This book is an insightful and empathetic story of a child’s experiences moving to a new world. It demonstrates children’s innate curiosity and their ability to seize an opportunity to make a new friend.
Cartwheel is a young girl escaping a war-torn country. It follows her experiences as she adjusts to a new culture and ultimately a new world. Cartwheel’s chance encounter with a little girl in a park is a pivotal part of the story as it leads to their friendship. She learns the language from her new friend and becomes more comfortable with combining her two worlds. Symbolism represented through Cartwheel’s metaphorical blanket encapsulates memories of her old world while the creation of a new blanket represents her new world.
Kobald is an Austrian-Australian author, who possibly draws on some of her own experiences and emotions of immigrating to a new country. The story’s first person narrator enables the reader to develop a deep connection to the main character, Cartwheel. Figurative language and similes allow the reader to experience this new world.

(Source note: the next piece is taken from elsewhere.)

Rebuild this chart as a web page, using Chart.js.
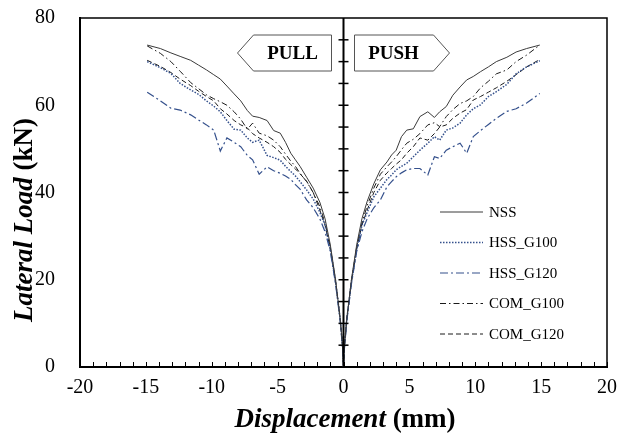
<!DOCTYPE html>
<html lang="en">
<head>
<meta charset="UTF-8">
<title>Lateral load vs displacement</title>
<script src="https://cdn.jsdelivr.net/npm/chart.js"></script>
<style>
  html, body { margin: 0; padding: 0; background: #fff; }
</style>
</head>
<body>
<canvas id="myChart" width="618" height="437"></canvas>
<script>
// displacement (mm), pull side then push side
const disp = [-14.9, -13.9, -13.1, -12.4, -11.6, -11.0, -10.4, -9.85, -9.35, -8.85,
  -8.3, -7.8, -7.3, -6.9, -6.4, -5.8, -5.3, -4.8, -4.4, -4.0,
  -3.65, -3.3, -2.8, -2.3, -1.8, -1.4, -1.0, -0.6, -0.25, -0.05,
  0,
  0.05, 0.25, 0.6, 1.0, 1.4, 1.8, 2.3, 2.8, 3.3, 3.65,
  4.0, 4.4, 4.8, 5.3, 5.8, 6.4, 6.9, 7.3, 7.8, 8.3,
  8.85, 9.35, 9.85, 10.4, 11.0, 11.6, 12.4, 13.1, 13.9, 14.9];

// lateral load (kN)
const loadNSS = [73.8, 73.0, 72.0, 71.2, 70.3, 69.2, 68.1, 67.0, 66.0, 64.4,
  62.6, 61.0, 58.8, 57.5, 57.2, 56.5, 54.2, 53.6, 51.5, 49.0,
  47.5, 46.0, 43.5, 41.0, 37.8, 34.0, 28.0, 20.0, 11.0, 4.0,
  0,
  4, 11, 20, 28, 34, 38, 42, 45.2, 47, 48.6,
  49.7, 52.8, 54.3, 54.6, 57.4, 58.5, 57.2, 58.5, 59.7, 62.3,
  64.2, 65.8, 66.6, 67.7, 68.8, 70.0, 71.0, 72.2, 73.0, 73.8];
const loadHSS100 = [70.0, 68.6, 67.3, 65.0, 63.5, 62.5, 61.0, 59.8, 58.5, 56.5,
  54.5, 54.3, 52.5, 51.5, 52.0, 48.5, 48.0, 47.4, 46.0, 44.8,
  43.8, 42.5, 40.6, 38.5, 35.5, 32.5, 27.0, 19.5, 11.0, 4.0,
  0,
  4, 11, 19.5, 27, 32.5, 35.5, 39, 41, 43, 44,
  45.2, 46, 46.7, 48.2, 49.7, 51.3, 52.8, 52.0, 54.3, 54.8,
  55.9, 57.8, 59.2, 60.1, 62.0, 63.1, 64.8, 67.2, 68.8, 70.2];
const loadHSS120 = [63.0, 61.0, 59.3, 58.9, 57.8, 56.6, 55.5, 54.3, 49.5, 52.5,
  51.5, 50.5, 48.5, 47.5, 44.2, 45.9, 45.0, 44.4, 43.8, 43.0,
  41.8, 40.8, 38.3, 36.5, 34.0, 31.0, 26.5, 19.0, 10.5, 3.5,
  0,
  3.5, 10.5, 19, 26.5, 31, 34, 36.5, 38.3, 41.3, 42.5,
  43.6, 44.5, 45.2, 45.5, 45.5, 44.0, 48.2, 47.8, 49.7, 50.5,
  51.3, 49.0, 52.8, 54.2, 55.6, 57.0, 58.6, 59.2, 60.5, 62.7];
const loadCOM100 = [73.6, 71.9, 70.0, 67.8, 65.2, 63.8, 62.4, 61.5, 60.8, 60.0,
  58.5, 56.8, 54.5, 55.9, 53.6, 53.0, 52.0, 50.5, 48.8, 47.2,
  46.0, 44.4, 42.5, 40.0, 36.8, 33.0, 27.5, 19.5, 11.0, 4.0,
  0,
  4, 11, 19.5, 27.5, 33, 37, 41, 44.2, 45.9, 47,
  48.2, 49.8, 51.3, 52.2, 53.5, 55.5, 56.0, 55.1, 57.4, 59.0,
  60.4, 61.0, 62.0, 64.0, 65.5, 67.2, 68.1, 70.0, 71.5, 73.8];
const loadCOM120 = [70.3, 68.9, 67.5, 66.0, 64.5, 63.2, 62.0, 61.0, 59.2, 58.0,
  56.5, 55.5, 54.8, 53.5, 52.5, 51.5, 50.5, 49.2, 47.6, 46.4,
  45.4, 44.3, 42.6, 40.0, 36.0, 32.5, 27.0, 19.5, 11.0, 4.0,
  0,
  4, 11, 19.5, 27, 32.5, 36, 40, 42.8, 44.5, 45.5,
  46.5, 47.5, 49, 50.5, 52.5, 52.0, 53.5, 55.0, 55.5, 57.0,
  58.2, 59.0, 61.2, 62.0, 63.0, 64.0, 65.5, 67.0, 68.8, 70.5];

const seriesNames = ['NSS', 'HSS_G100', 'HSS_G120', 'COM_G100', 'COM_G120'];
const xTickLabels = [-20, -15, -10, -5, 0, 5, 10, 15, 20];
const yTickLabels = [0, 20, 40, 60, 80];

const serif = '"Liberation Serif", "Times New Roman", serif';
const blue = '#34508c';

function pts(loads) {
  return disp.map((d, i) => ({ x: d, y: loads[i] }));
}

// frame, inward x ticks and the centre axis with crossing ticks
const frameAndAxes = {
  id: 'frameAndAxes',
  afterDatasetsDraw(chart) {
    const { ctx, chartArea: a, scales: { x, y } } = chart;
    ctx.save();
    ctx.strokeStyle = '#000';
    ctx.lineWidth = 1.5;
    ctx.beginPath();
    ctx.moveTo(a.left, a.top);
    ctx.lineTo(a.right, a.top);
    ctx.lineTo(a.right, a.bottom);
    ctx.stroke();

    ctx.lineWidth = 1;
    x.ticks.forEach(t => {
      const px = Math.round(x.getPixelForValue(t.value)) + 0.5;
      ctx.beginPath();
      ctx.moveTo(px, a.bottom);
      ctx.lineTo(px, a.bottom - 5);
      ctx.stroke();
    });

    const x0 = x.getPixelForValue(0);
    ctx.lineWidth = 2;
    ctx.beginPath();
    ctx.moveTo(x0, a.top);
    ctx.lineTo(x0, a.bottom);
    ctx.stroke();
    ctx.lineWidth = 1.5;
    y.ticks.forEach(t => {
      if (t.value <= 0 || t.value >= 80) return;
      const py = y.getPixelForValue(t.value);
      ctx.beginPath();
      ctx.moveTo(x0 - 5, py);
      ctx.lineTo(x0 + 5, py);
      ctx.stroke();
    });
    ctx.restore();
  }
};

function arrowBox(ctx, left, right, tip, top, bottom) {
  const mid = (top + bottom) / 2;
  ctx.beginPath();
  if (tip < left) {
    ctx.moveTo(tip, mid);
    ctx.lineTo(left, top);
    ctx.lineTo(right, top);
    ctx.lineTo(right, bottom);
    ctx.lineTo(left, bottom);
  } else {
    ctx.moveTo(left, top);
    ctx.lineTo(right, top);
    ctx.lineTo(tip, mid);
    ctx.lineTo(right, bottom);
    ctx.lineTo(left, bottom);
  }
  ctx.closePath();
  ctx.fillStyle = '#fff';
  ctx.fill();
  ctx.stroke();
}

function drawMixed(ctx, parts, cx, cy) {
  let total = 0;
  parts.forEach(p => { ctx.font = p.font; p.w = ctx.measureText(p.text).width; total += p.w; });
  let px = cx - total / 2;
  ctx.textAlign = 'left';
  ctx.textBaseline = 'middle';
  parts.forEach(p => { ctx.font = p.font; ctx.fillText(p.text, px, cy); px += p.w; });
}

const annotations = {
  id: 'annotations',
  afterDraw(chart) {
    const { ctx, chartArea: a, scales: { x } } = chart;
    const x0 = x.getPixelForValue(0);
    ctx.save();

    // PULL / PUSH arrows
    ctx.strokeStyle = '#555';
    ctx.lineWidth = 1;
    const top = a.top + 17, bottom = a.top + 53;
    arrowBox(ctx, x0 - 90, x0 - 12, x0 - 106, top, bottom);
    arrowBox(ctx, x0 + 11, x0 + 90, x0 + 106, top, bottom);
    ctx.fillStyle = '#000';
    ctx.font = 'bold 19px ' + serif;
    ctx.textAlign = 'center';
    ctx.textBaseline = 'middle';
    ctx.fillText('PULL', x0 - 51, (top + bottom) / 2 + 1);
    ctx.fillText('PUSH', x0 + 50, (top + bottom) / 2 + 1);

    // legend
    ctx.font = '15px ' + serif;
    ctx.textAlign = 'left';
    chart.data.datasets.forEach((ds, i) => {
      const yy = a.top + 194 + i * 30.5;
      const lx = a.right - 167;
      ctx.strokeStyle = ds.borderColor;
      ctx.lineWidth = ds.borderWidth;
      ctx.setLineDash(ds.borderDash || []);
      ctx.beginPath();
      ctx.moveTo(lx, yy);
      ctx.lineTo(lx + 43, yy);
      ctx.stroke();
      ctx.setLineDash([]);
      ctx.fillStyle = '#000';
      ctx.fillText(ds.label, lx + 49, yy + 1);
    });

    // axis titles
    ctx.fillStyle = '#000';
    drawMixed(ctx, [
      { text: 'Displacement', font: 'italic bold 27px ' + serif },
      { text: ' (mm)', font: 'bold 27px ' + serif }
    ], 345, 420);
    ctx.translate(25, 220);
    ctx.rotate(-Math.PI / 2);
    drawMixed(ctx, [
      { text: 'Lateral Load', font: 'italic bold 27px ' + serif },
      { text: ' (kN)', font: 'bold 27px ' + serif }
    ], 0, 0);
    ctx.restore();
  }
};

const ctx = document.getElementById('myChart').getContext('2d');
const myChart = new Chart(ctx, {
  type: 'line',
  data: {
    datasets: [
      { label: seriesNames[0], data: pts(loadNSS), borderColor: '#3a3a3a', borderWidth: 1 },
      { label: seriesNames[1], data: pts(loadHSS100), borderColor: blue, borderWidth: 1.5, borderDash: [1.5, 1.5] },
      { label: seriesNames[2], data: pts(loadHSS120), borderColor: blue, borderWidth: 1.2, borderDash: [8, 3, 2, 3] },
      { label: seriesNames[3], data: pts(loadCOM100), borderColor: '#1a1a1a', borderWidth: 1, borderDash: [6, 3, 1.5, 3] },
      { label: seriesNames[4], data: pts(loadCOM120), borderColor: '#1a1a1a', borderWidth: 1, borderDash: [5, 3] }
    ]
  },
  options: {
    responsive: false,
    animation: false,
    devicePixelRatio: 1,
    elements: { point: { radius: 0 }, line: { tension: 0, fill: false } },
    layout: { padding: { top: 18, right: 11, left: 0, bottom: 0 } },
    plugins: { legend: { display: false }, tooltip: { enabled: false } },
    scales: {
      x: {
        type: 'linear',
        min: -20,
        max: 20,
        grid: { display: false },
        border: { display: true, color: '#000', width: 2 },
        ticks: {
          stepSize: 1,
          autoSkip: false,
          maxRotation: 0,
          padding: 1,
          color: '#000',
          font: { family: serif, size: 20 },
          callback: v => xTickLabels.includes(v) ? String(v) : ''
        },
        afterFit: s => { s.height = 70; s.paddingLeft = 0; s.paddingRight = 0; }
      },
      y: {
        min: 0,
        max: 80,
        grid: { display: false },
        border: { display: true, color: '#000', width: 2 },
        ticks: {
          stepSize: 5,
          autoSkip: false,
          padding: 17,
          color: '#000',
          font: { family: serif, size: 20 },
          callback: v => yTickLabels.includes(v) ? String(v) : ''
        },
        afterFit: s => { s.width = 80; s.paddingTop = 0; s.paddingBottom = 0; }
      }
    }
  },
  plugins: [frameAndAxes, annotations]
});
</script>
</body>
</html>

Blackwood uses watercolour, oil and collage to create powerful images. Red, orange and brown colours are a motif for Cartwheel, contrasting her old world with pastel colours representing her new world. The last page celebrates acceptance and multiculturalism as the scene merges both colours. The different languages are portrayed through paper cut out drawings in the air which first appear on page six then continue when dialogue appears. The endpapers at the beginning of the book are plain red representing Cartwheel’s old world while the end pages are a pastel green representing her new world. The cover of this particular edition has a faint underlay of Cartwheel’s new blanket.
‘My Two Blankets’ was the 2015 winner of The Children’s Book Council of Australia Picture Book of the Year Award. It is widely translated.